Wang launched PEC in 2004 to provide a clear daily update of the close race between incumbent President Bush and Sen. John Kerry (D-Mass.). The PEC website received more than one million visits during the 2004 campaign.
On the eve of the election, Wang predicted that Bush would win re-election, with 286 electoral votes to Kerry’s 252. He turned out to be correct.
The correct prediction “shows the algorithm is good,” he said, though he added that “at the time I thought that the undecided voters would split in favor of the challenger, but in 2004 that was not the case.”
Since Wang resumed updating the site in July for the 2008 campaign, PEC has received more than 771,000 total site views, with about 20,000 visitors each day, he said.
PEC tries to minimize the effect of outliers on poll results, he said, adding that outliers may accurately represent voters’ intentions, or they may result from voter screenings that pollsters use to determine whether the person who is contacted will actually vote.
Inability to contact a representative sample of voters can skew data because pollsters may choose to count one poll response as if it had come from multiple respondents, Wang explained.
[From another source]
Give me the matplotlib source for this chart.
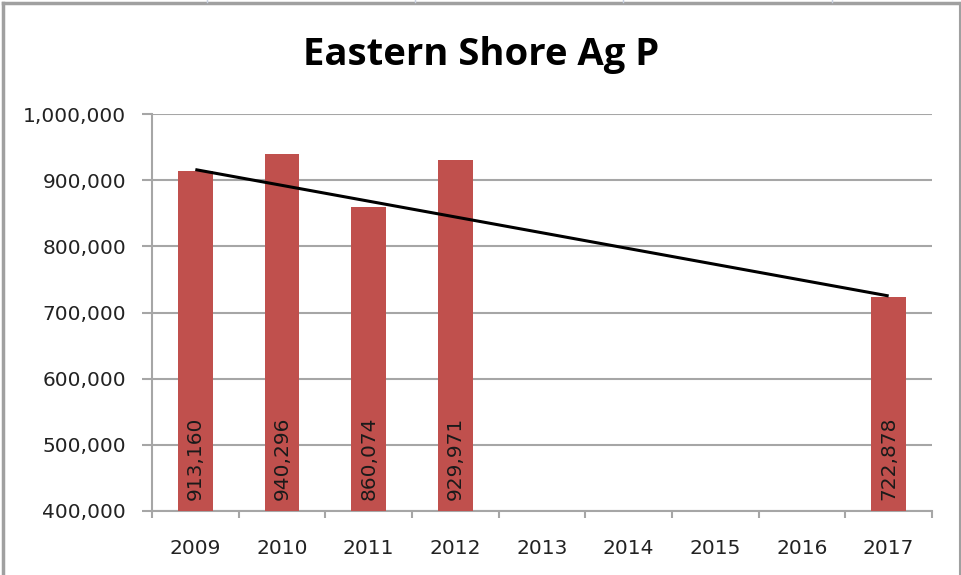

The shift of some households to only cell phones has made these users less accessible to some pollsters, he noted.
Andrew Ferguson ’08, who assists with the coding of the website, explained in an e-mail that “the goal [of PEC] is to understand the state of the election today — clearly, the polling data is out there, it just needs to be organized.”
“A really important part of the site is that we keep our calculations as simple and straight-forward as possible ... because we believe that polling is influenced by outside events which can’t be predicted,” he explained.
PEC is not the only website providing statistical analysis of polls. Other popular sites this year include fivethirtyeight.com, realclearpolitics.com and electoral-vote.com.
“It’s turned into this funny cottage industry,” Wang said. “We live in an age when it’s possible to become popular by being a data geek.”
As for what Wang will be doing on Nov. 4, he said, “I think the thing to watch on election night will be Senate races.”